A cura di Antonio Martone, la trascrizione del testo musicale è del M° Guglielmo De Maria.
Introduzione - Il canto che ora presentiamo è preso dal fascicoletto pubblicato dal Museo della Civiltà Contadina e Artigiana di Pignataro per l'inaugurazione della terza sala museale dedicata a Francesco Palmesano il 4 luglio 2009; in quella occasione il canto fu eseguito assieme a molti altri dal gruppo “Arianova” (tra i cui membri principali sono da annoverare Giacomo D'Angiò, Lucio Palumbo, Giovanni Giordano, Giovan Giuseppe Rotolo, Vincenzo Magliocca ecc.) che discende dal Collettivo TG (Teatro Giovane) nato a Pignataro negli anni 70; il canto è stato raccolto dallo stesso gruppo.
Nella trascrizione del testo letterario, ci siamo permessi di apportare qua e là delle lievi modifiche che riguardano il modo di scrivere il dialetto napoletano (a nostro giudizio esso va trascritto nella forma più vicina possibile alla lingua italiana, facendo presente che la vocale finale di ogni parola, qualunque essa sia, purché non accentata, si pronuncia in maniera indistinta); inoltre, alcuni versi sono stati accorciati (siamo convinti che il volgo nel cantarli li ha allungati) in considerazione del fatto che dal punto di vista metrico si tratta di sei distici di endecasillabi, alcuni dei quali sono tronchi; i versi pari rimano, ma non nelle prime strofe dove comunque aràpe (v.4) richiama 'rapire (v.2); c'è inoltre da osservare che al principio dei versi pari si aggiunge nel canto una esclamazione (oé), che è anche una specie di intercalare.
Il contenuto del canto - Un giovane innamorato insiste testardo per entrare nella casa della ragazza; ma la porta resta chiusa (il verbo “aprire” nel nostro dialetto diventa arapire; nel pres. ind. apre diventa aràpe con la metatesi della R che si sposta davanti alla P), perché i genitori di lei la vogliono maritare a qualche vecchio facoltoso.

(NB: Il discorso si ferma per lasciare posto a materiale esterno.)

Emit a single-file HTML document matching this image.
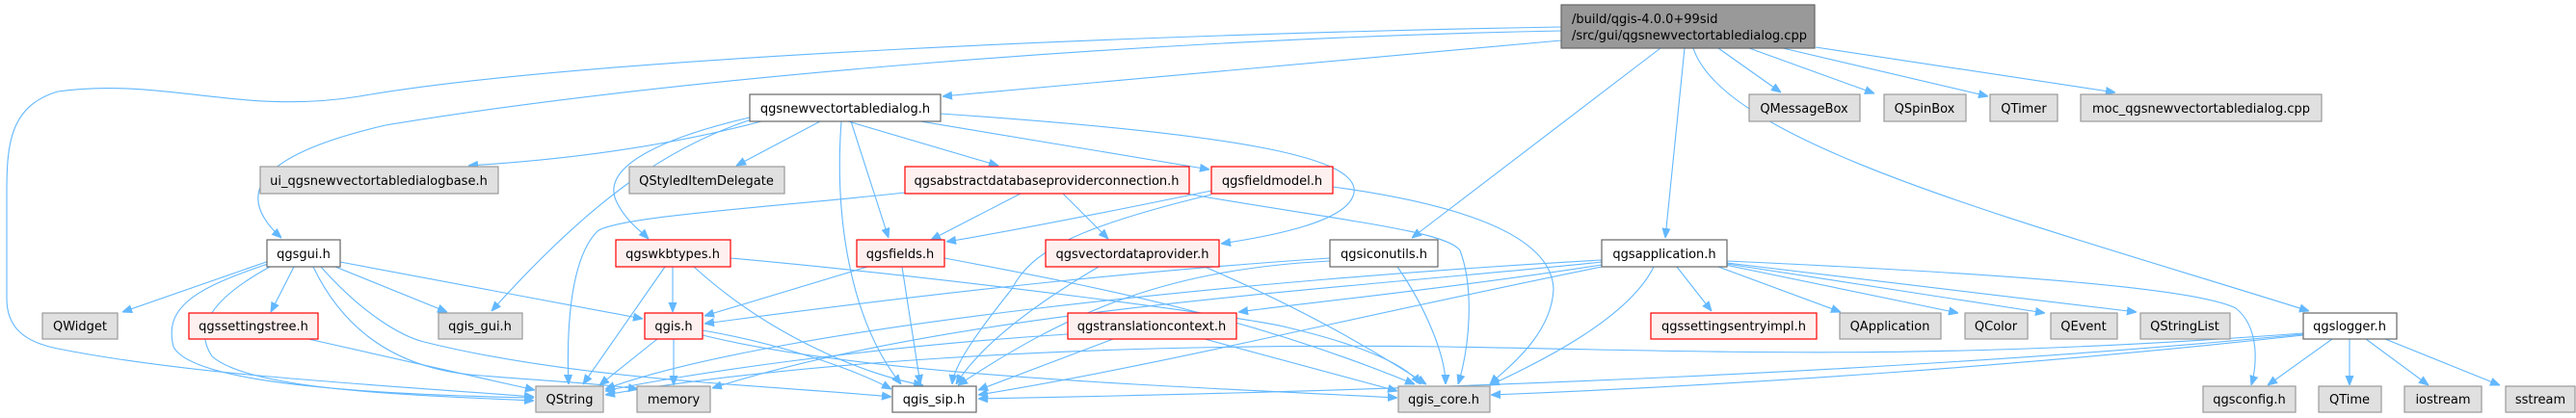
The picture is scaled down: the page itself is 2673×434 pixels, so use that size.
<!DOCTYPE html>
<html><head><meta charset="utf-8"><style>
html,body{margin:0;padding:0;background:#fff;width:2673px;height:434px;overflow:hidden}
svg{display:block}
text{font-family:"DejaVu Sans","Liberation Sans",sans-serif;font-size:13px;fill:#000;text-anchor:middle}
.e{fill:none;stroke:#63b8ff;stroke-width:1.1}
.g{fill:#e0e0e0;stroke:#999;stroke-width:1.2}
.w{fill:#fff;stroke:#666;stroke-width:1.2}
.r{fill:#fff0f0;stroke:#f00;stroke-width:1.2}
.m{fill:#999;stroke:#666;stroke-width:1.2}
</style></head><body>
<svg width="2673" height="434" viewBox="0 0 2673 434" xmlns="http://www.w3.org/2000/svg">
<defs><marker id="a" viewBox="0 0 10 10" refX="10" refY="5" markerWidth="10" markerHeight="10" markerUnits="userSpaceOnUse" orient="auto"><path d="M0,1 L10,5 L0,9 z" fill="#63b8ff" stroke="#63b8ff"/></marker></defs>
<g class="e" marker-end="url(#a)">
<path d="M1620,28 C1200,35 600,60 373,100 C250,120 170,80 60,95 C10,110 7,150 7,200 L7,310 C7,340 25,355 60,362 C200,390 400,400 554,412"/>
<path d="M1620,32 C1200,40 700,80 400,130 C270,160 240,200 292,247"/>
<path d="M1620,42 L978,100"/>
<path d="M1723,50 L1465,247"/>
<path d="M1748,50 L1728,247"/>
<path d="M1757,50 C1790,150 2100,230 2396,323"/>
<path d="M1783,50 L1848,96"/>
<path d="M1815,50 L1945,97"/>
<path d="M1850,50 L2063,100"/>
<path d="M1884,49 L2195,96"/>
<path d="M790,126 C700,150 600,165 486,172"/>
<path d="M851,126 L764,172"/>
<path d="M880,126 L1036,172"/>
<path d="M955,126 L1255,176"/>
<path d="M883,126 L922,247"/>
<path d="M976,118 C1300,140 1410,165 1405,200 C1400,230 1320,245 1267,253"/>
<path d="M778,122 C700,140 620,170 640,210 C650,230 665,240 673,248"/>
<path d="M780,124 C700,150 620,200 510,323"/>
<path d="M873,126 C866,220 880,330 935,399"/>
<path d="M939,200 C800,215 640,225 620,240 C590,270 588,350 590,399"/>
<path d="M1059,201 L966,249"/>
<path d="M1103,201 L1150,248"/>
<path d="M1230,201 C1400,230 1500,240 1515,260 C1530,300 1525,360 1513,399"/>
<path d="M1257,198 C1150,220 1050,240 982,251"/>
<path d="M1257,202 C1120,235 1070,260 1050,300 C1010,350 990,380 988,399"/>
<path d="M1383,194 C1500,210 1610,240 1612,300 C1610,350 1560,385 1546,399"/>
<path d="M282,270 L127,324"/>
<path d="M305,277 L281,324"/>
<path d="M348,277 L464,324"/>
<path d="M353,272 L667,331"/>
<path d="M278,274 C200,300 170,320 180,360 C200,400 400,410 554,413"/>
<path d="M280,277 C220,310 200,340 220,370 C260,405 420,410 554,416"/>
<path d="M325,277 C360,350 420,385 500,390 C560,395 620,398 662,404"/>
<path d="M333,277 C380,330 420,350 440,355 C600,395 800,400 925,412"/>
<path d="M698,277 L698,324"/>
<path d="M690,277 L605,399"/>
<path d="M720,277 C800,350 900,390 958,400"/>
<path d="M758,268 C1000,290 1300,330 1336,340 C1420,360 1460,380 1474,399"/>
<path d="M900,277 L731,328"/>
<path d="M936,277 L955,399"/>
<path d="M980,268 C1150,300 1300,330 1468,399"/>
<path d="M1140,277 C1050,330 1010,370 992,399"/>
<path d="M1250,277 C1350,320 1420,360 1480,399"/>
<path d="M1380,268 C1200,280 1000,300 731,336"/>
<path d="M1380,271 C1200,280 1100,330 994,400"/>
<path d="M1450,277 C1480,320 1500,370 1500,399"/>
<path d="M1662,275 C1500,300 1350,315 1285,324"/>
<path d="M1740,277 L1776,323"/>
<path d="M1783,277 L1910,324"/>
<path d="M1790,275 L2032,325"/>
<path d="M1792,274 L2122,325"/>
<path d="M1792,273 L2217,324"/>
<path d="M1792,271 C2100,285 2280,300 2320,320 C2345,340 2342,380 2336,400"/>
<path d="M1716,277 C1690,330 1600,375 1546,400"/>
<path d="M1662,277 C1400,330 1200,380 1015,410"/>
<path d="M1662,270 C1300,290 800,340 628,404"/>
<path d="M1662,272 C1400,300 1000,320 739,403"/>
<path d="M682,352 L622,400"/>
<path d="M699,352 L699,400"/>
<path d="M729,343 C800,355 880,380 925,404"/>
<path d="M729,348 C900,390 1200,400 1450,413"/>
<path d="M320,352 L555,405"/>
<path d="M1108,347 C900,360 700,390 628,406"/>
<path d="M1155,352 L1015,405"/>
<path d="M1250,352 L1450,406"/>
<path d="M2420,352 L2353,400"/>
<path d="M2438,352 L2438,400"/>
<path d="M2455,352 L2520,400"/>
<path d="M2475,352 L2594,400"/>
<path d="M2390,346 C2000,375 1800,365 1500,360 C1100,355 800,380 628,410"/>
<path d="M2390,348 C2100,380 1800,400 1547,410"/>
<path d="M2390,347 C2000,385 1500,405 1015,414"/>
</g>
<rect class="m" x="1620" y="5" width="263" height="45"/>
<text x="1631" y="24" style="text-anchor:start">/build/qgis-4.0.0+99sid</text>
<text x="1631" y="41" style="text-anchor:start">/src/gui/qgsnewvectortabledialog.cpp</text>
<g>
<rect class="w" x="778" y="98" width="198" height="28"/><text x="877" y="117">qgsnewvectortabledialog.h</text>
<rect class="g" x="1815" y="98" width="115" height="28"/><text x="1872" y="117">QMessageBox</text>
<rect class="g" x="1955" y="98" width="85" height="28"/><text x="1997" y="117">QSpinBox</text>
<rect class="g" x="2065" y="98" width="70" height="28"/><text x="2100" y="117">QTimer</text>
<rect class="g" x="2159" y="98" width="250" height="28"/><text x="2284" y="117">moc_qgsnewvectortabledialog.cpp</text>

<rect class="g" x="270" y="173" width="247" height="28"/><text x="393" y="192">ui_qgsnewvectortabledialogbase.h</text>
<rect class="g" x="653" y="173" width="161" height="28"/><text x="733" y="192">QStyledItemDelegate</text>
<rect class="r" x="939" y="173" width="295" height="28"/><text x="1086" y="192">qgsabstractdatabaseproviderconnection.h</text>
<rect class="r" x="1257" y="173" width="126" height="28"/><text x="1320" y="192">qgsfieldmodel.h</text>

<rect class="w" x="277" y="249" width="76" height="28"/><text x="315" y="268">qgsgui.h</text>
<rect class="r" x="639" y="249" width="119" height="28"/><text x="698" y="268">qgswkbtypes.h</text>
<rect class="r" x="889" y="249" width="91" height="28"/><text x="934" y="268">qgsfields.h</text>
<rect class="r" x="1085" y="249" width="180" height="28"/><text x="1175" y="268">qgsvectordataprovider.h</text>
<rect class="w" x="1380" y="249" width="112" height="28"/><text x="1436" y="268">qgsiconutils.h</text>
<rect class="w" x="1662" y="249" width="130" height="28"/><text x="1727" y="268">qgsapplication.h</text>

<rect class="g" x="44" y="325" width="78" height="27"/><text x="83" y="343">QWidget</text>
<rect class="r" x="196" y="325" width="134" height="27"/><text x="263" y="343">qgssettingstree.h</text>
<rect class="g" x="455" y="325" width="87" height="27"/><text x="498" y="343">qgis_gui.h</text>
<rect class="r" x="669" y="325" width="60" height="27"/><text x="699" y="343">qgis.h</text>
<rect class="r" x="1108" y="325" width="175" height="27"/><text x="1195" y="343">qgstranslationcontext.h</text>
<rect class="r" x="1713" y="325" width="172" height="27"/><text x="1799" y="343">qgssettingsentryimpl.h</text>
<rect class="g" x="1909" y="325" width="105" height="27"/><text x="1961" y="343">QApplication</text>
<rect class="g" x="2039" y="325" width="65" height="27"/><text x="2071" y="343">QColor</text>
<rect class="g" x="2128" y="325" width="69" height="27"/><text x="2162" y="343">QEvent</text>
<rect class="g" x="2221" y="325" width="93" height="27"/><text x="2267" y="343">QStringList</text>
<rect class="w" x="2390" y="325" width="97" height="27"/><text x="2438" y="343">qgslogger.h</text>

<rect class="g" x="556" y="401" width="70" height="27"/><text x="591" y="419">QString</text>
<rect class="g" x="661" y="401" width="76" height="27"/><text x="699" y="419">memory</text>
<rect class="w" x="926" y="401" width="87" height="27"/><text x="969" y="419">qgis_sip.h</text>
<rect class="g" x="1451" y="401" width="95" height="27"/><text x="1498" y="419">qgis_core.h</text>
<rect class="g" x="2286" y="401" width="96" height="27"/><text x="2334" y="419">qgsconfig.h</text>
<rect class="g" x="2406" y="401" width="65" height="27"/><text x="2438" y="419">QTime</text>
<rect class="g" x="2495" y="401" width="80" height="27"/><text x="2535" y="419">iostream</text>
<rect class="g" x="2600" y="401" width="72" height="27"/><text x="2636" y="419">sstream</text>
</g>
</svg>
</body></html>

Il giovane però non desiste, piuttosto è pronto a morire; dovranno strisciare per terra, come fanno i serpi, coloro che gli si oppongono; e lancia maledizioni: che possa essere ucciso chi vuol maritare la ragazza!
Il tono dell'ultima strofa è decisamente più realistico: le vogliono dare come marito uno smidollato, senza forza, tenero come la lattuga e sciacquo come certe uova il cui tuorlo è diventato acqua; incapace di farle nemmeno una carezza (al maschile nel testo dialettale); e quando si è coricato a letto, per farlo girare (vutare: voltare) ci sarà bisogno di ricorrere a delle “varrelle” (diminutivo di barre, per il noto scambio B-V, aste di legno o di ferro).